>> begin DATASET CONTENT

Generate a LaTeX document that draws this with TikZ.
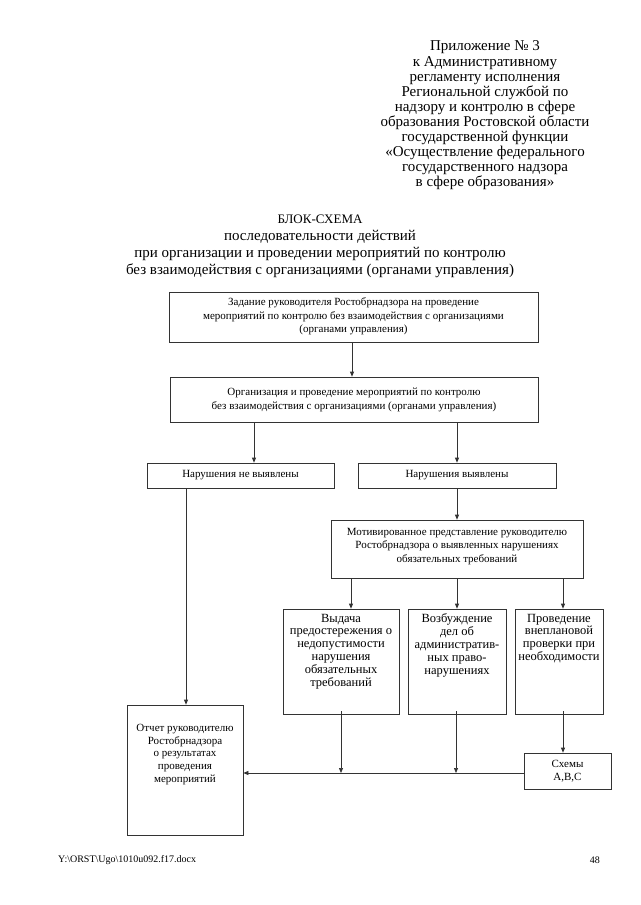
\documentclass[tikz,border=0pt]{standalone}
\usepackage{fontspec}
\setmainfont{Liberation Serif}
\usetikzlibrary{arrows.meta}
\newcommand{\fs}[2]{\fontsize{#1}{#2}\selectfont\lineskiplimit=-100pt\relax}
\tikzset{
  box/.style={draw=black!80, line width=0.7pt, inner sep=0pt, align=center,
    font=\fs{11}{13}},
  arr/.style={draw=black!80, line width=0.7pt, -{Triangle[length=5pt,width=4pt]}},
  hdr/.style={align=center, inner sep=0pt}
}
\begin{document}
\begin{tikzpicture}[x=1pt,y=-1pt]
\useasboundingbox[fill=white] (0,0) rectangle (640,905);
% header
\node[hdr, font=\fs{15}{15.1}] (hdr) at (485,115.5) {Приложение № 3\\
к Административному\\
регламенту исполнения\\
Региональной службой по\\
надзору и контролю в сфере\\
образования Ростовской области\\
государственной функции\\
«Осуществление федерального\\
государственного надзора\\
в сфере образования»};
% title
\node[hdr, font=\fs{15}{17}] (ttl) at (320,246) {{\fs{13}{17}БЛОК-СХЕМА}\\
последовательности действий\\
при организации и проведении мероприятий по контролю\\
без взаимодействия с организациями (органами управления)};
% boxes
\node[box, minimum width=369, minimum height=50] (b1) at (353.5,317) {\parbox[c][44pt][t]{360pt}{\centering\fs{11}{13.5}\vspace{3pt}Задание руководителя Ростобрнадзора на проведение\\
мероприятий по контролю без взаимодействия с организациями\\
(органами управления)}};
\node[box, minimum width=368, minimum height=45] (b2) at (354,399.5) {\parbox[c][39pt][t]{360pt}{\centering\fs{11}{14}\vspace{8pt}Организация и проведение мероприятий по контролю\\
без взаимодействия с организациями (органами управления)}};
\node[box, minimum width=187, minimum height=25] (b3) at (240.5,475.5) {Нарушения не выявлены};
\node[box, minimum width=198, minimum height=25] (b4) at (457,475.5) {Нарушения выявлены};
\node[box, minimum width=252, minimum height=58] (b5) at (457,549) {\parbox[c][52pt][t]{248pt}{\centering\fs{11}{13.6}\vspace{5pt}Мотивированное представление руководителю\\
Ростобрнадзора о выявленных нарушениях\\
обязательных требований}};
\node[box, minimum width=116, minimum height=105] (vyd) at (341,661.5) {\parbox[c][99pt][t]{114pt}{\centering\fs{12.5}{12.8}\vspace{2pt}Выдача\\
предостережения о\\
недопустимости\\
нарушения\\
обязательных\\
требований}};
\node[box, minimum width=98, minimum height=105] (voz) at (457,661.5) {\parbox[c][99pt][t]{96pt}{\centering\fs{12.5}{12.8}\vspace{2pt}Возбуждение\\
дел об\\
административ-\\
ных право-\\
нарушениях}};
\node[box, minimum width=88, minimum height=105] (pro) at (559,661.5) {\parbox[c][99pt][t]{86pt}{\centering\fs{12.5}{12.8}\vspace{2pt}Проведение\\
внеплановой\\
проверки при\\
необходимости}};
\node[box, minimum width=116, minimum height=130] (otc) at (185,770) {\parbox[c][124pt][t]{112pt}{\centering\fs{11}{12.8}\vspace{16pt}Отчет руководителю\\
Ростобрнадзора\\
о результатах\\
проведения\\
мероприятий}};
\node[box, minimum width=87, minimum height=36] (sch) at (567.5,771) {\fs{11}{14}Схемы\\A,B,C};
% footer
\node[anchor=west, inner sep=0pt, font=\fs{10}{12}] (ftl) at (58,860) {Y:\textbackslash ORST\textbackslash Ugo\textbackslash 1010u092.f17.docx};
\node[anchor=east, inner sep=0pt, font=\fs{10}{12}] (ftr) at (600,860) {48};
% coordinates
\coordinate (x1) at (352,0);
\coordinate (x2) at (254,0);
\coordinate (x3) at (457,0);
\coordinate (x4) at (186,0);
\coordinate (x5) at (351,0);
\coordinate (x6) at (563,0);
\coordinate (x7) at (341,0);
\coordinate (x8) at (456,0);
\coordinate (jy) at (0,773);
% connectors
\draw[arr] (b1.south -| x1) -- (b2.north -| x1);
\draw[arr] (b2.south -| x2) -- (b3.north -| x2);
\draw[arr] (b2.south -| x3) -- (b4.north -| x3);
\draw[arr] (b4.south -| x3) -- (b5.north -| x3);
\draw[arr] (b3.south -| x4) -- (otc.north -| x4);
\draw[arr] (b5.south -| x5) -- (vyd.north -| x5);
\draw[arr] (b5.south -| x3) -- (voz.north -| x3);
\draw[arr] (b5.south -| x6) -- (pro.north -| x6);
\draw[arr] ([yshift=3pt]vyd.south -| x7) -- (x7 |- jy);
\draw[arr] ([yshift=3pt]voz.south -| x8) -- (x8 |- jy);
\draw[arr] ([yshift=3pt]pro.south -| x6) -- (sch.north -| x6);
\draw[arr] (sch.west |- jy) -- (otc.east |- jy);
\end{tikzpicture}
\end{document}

>> end DATASET CONTENT

(TO DO) Make an exact copy of the data above, pictures excluded.

(TASK SOLUTION)
Generate a LaTeX document that draws this with TikZ.
\documentclass[tikz,border=0pt]{standalone}
\usepackage{fontspec}
\setmainfont{Liberation Serif}
\usetikzlibrary{arrows.meta}
\newcommand{\fs}[2]{\fontsize{#1}{#2}\selectfont\lineskiplimit=-100pt\relax}
\tikzset{
  box/.style={draw=black!80, line width=0.7pt, inner sep=0pt, align=center,
    font=\fs{11}{13}},
  arr/.style={draw=black!80, line width=0.7pt, -{Triangle[length=5pt,width=4pt]}},
  hdr/.style={align=center, inner sep=0pt}
}
\begin{document}
\begin{tikzpicture}[x=1pt,y=-1pt]
\useasboundingbox[fill=white] (0,0) rectangle (640,905);
% header
\node[hdr, font=\fs{15}{15.1}] (hdr) at (485,115.5) {Приложение № 3\\
к Административному\\
регламенту исполнения\\
Региональной службой по\\
надзору и контролю в сфере\\
образования Ростовской области\\
государственной функции\\
«Осуществление федерального\\
государственного надзора\\
в сфере образования»};
% title
\node[hdr, font=\fs{15}{17}] (ttl) at (320,246) {{\fs{13}{17}БЛОК-СХЕМА}\\
последовательности действий\\
при организации и проведении мероприятий по контролю\\
без взаимодействия с организациями (органами управления)};
% boxes
\node[box, minimum width=369, minimum height=50] (b1) at (353.5,317) {\parbox[c][44pt][t]{360pt}{\centering\fs{11}{13.5}\vspace{3pt}Задание руководителя Ростобрнадзора на проведение\\
мероприятий по контролю без взаимодействия с организациями\\
(органами управления)}};
\node[box, minimum width=368, minimum height=45] (b2) at (354,399.5) {\parbox[c][39pt][t]{360pt}{\centering\fs{11}{14}\vspace{8pt}Организация и проведение мероприятий по контролю\\
без взаимодействия с организациями (органами управления)}};
\node[box, minimum width=187, minimum height=25] (b3) at (240.5,475.5) {Нарушения не выявлены};
\node[box, minimum width=198, minimum height=25] (b4) at (457,475.5) {Нарушения выявлены};
\node[box, minimum width=252, minimum height=58] (b5) at (457,549) {\parbox[c][52pt][t]{248pt}{\centering\fs{11}{13.6}\vspace{5pt}Мотивированное представление руководителю\\
Ростобрнадзора о выявленных нарушениях\\
обязательных требований}};
\node[box, minimum width=116, minimum height=105] (vyd) at (341,661.5) {\parbox[c][99pt][t]{114pt}{\centering\fs{12.5}{12.8}\vspace{2pt}Выдача\\
предостережения о\\
недопустимости\\
нарушения\\
обязательных\\
требований}};
\node[box, minimum width=98, minimum height=105] (voz) at (457,661.5) {\parbox[c][99pt][t]{96pt}{\centering\fs{12.5}{12.8}\vspace{2pt}Возбуждение\\
дел об\\
административ-\\
ных право-\\
нарушениях}};
\node[box, minimum width=88, minimum height=105] (pro) at (559,661.5) {\parbox[c][99pt][t]{86pt}{\centering\fs{12.5}{12.8}\vspace{2pt}Проведение\\
внеплановой\\
проверки при\\
необходимости}};
\node[box, minimum width=116, minimum height=130] (otc) at (185,770) {\parbox[c][124pt][t]{112pt}{\centering\fs{11}{12.8}\vspace{16pt}Отчет руководителю\\
Ростобрнадзора\\
о результатах\\
проведения\\
мероприятий}};
\node[box, minimum width=87, minimum height=36] (sch) at (567.5,771) {\fs{11}{14}Схемы\\A,B,C};
% footer
\node[anchor=west, inner sep=0pt, font=\fs{10}{12}] (ftl) at (58,860) {Y:\textbackslash ORST\textbackslash Ugo\textbackslash 1010u092.f17.docx};
\node[anchor=east, inner sep=0pt, font=\fs{10}{12}] (ftr) at (600,860) {48};
% coordinates
\coordinate (x1) at (352,0);
\coordinate (x2) at (254,0);
\coordinate (x3) at (457,0);
\coordinate (x4) at (186,0);
\coordinate (x5) at (351,0);
\coordinate (x6) at (563,0);
\coordinate (x7) at (341,0);
\coordinate (x8) at (456,0);
\coordinate (jy) at (0,773);
% connectors
\draw[arr] (b1.south -| x1) -- (b2.north -| x1);
\draw[arr] (b2.south -| x2) -- (b3.north -| x2);
\draw[arr] (b2.south -| x3) -- (b4.north -| x3);
\draw[arr] (b4.south -| x3) -- (b5.north -| x3);
\draw[arr] (b3.south -| x4) -- (otc.north -| x4);
\draw[arr] (b5.south -| x5) -- (vyd.north -| x5);
\draw[arr] (b5.south -| x3) -- (voz.north -| x3);
\draw[arr] (b5.south -| x6) -- (pro.north -| x6);
\draw[arr] ([yshift=3pt]vyd.south -| x7) -- (x7 |- jy);
\draw[arr] ([yshift=3pt]voz.south -| x8) -- (x8 |- jy);
\draw[arr] ([yshift=3pt]pro.south -| x6) -- (sch.north -| x6);
\draw[arr] (sch.west |- jy) -- (otc.east |- jy);
\end{tikzpicture}
\end{document}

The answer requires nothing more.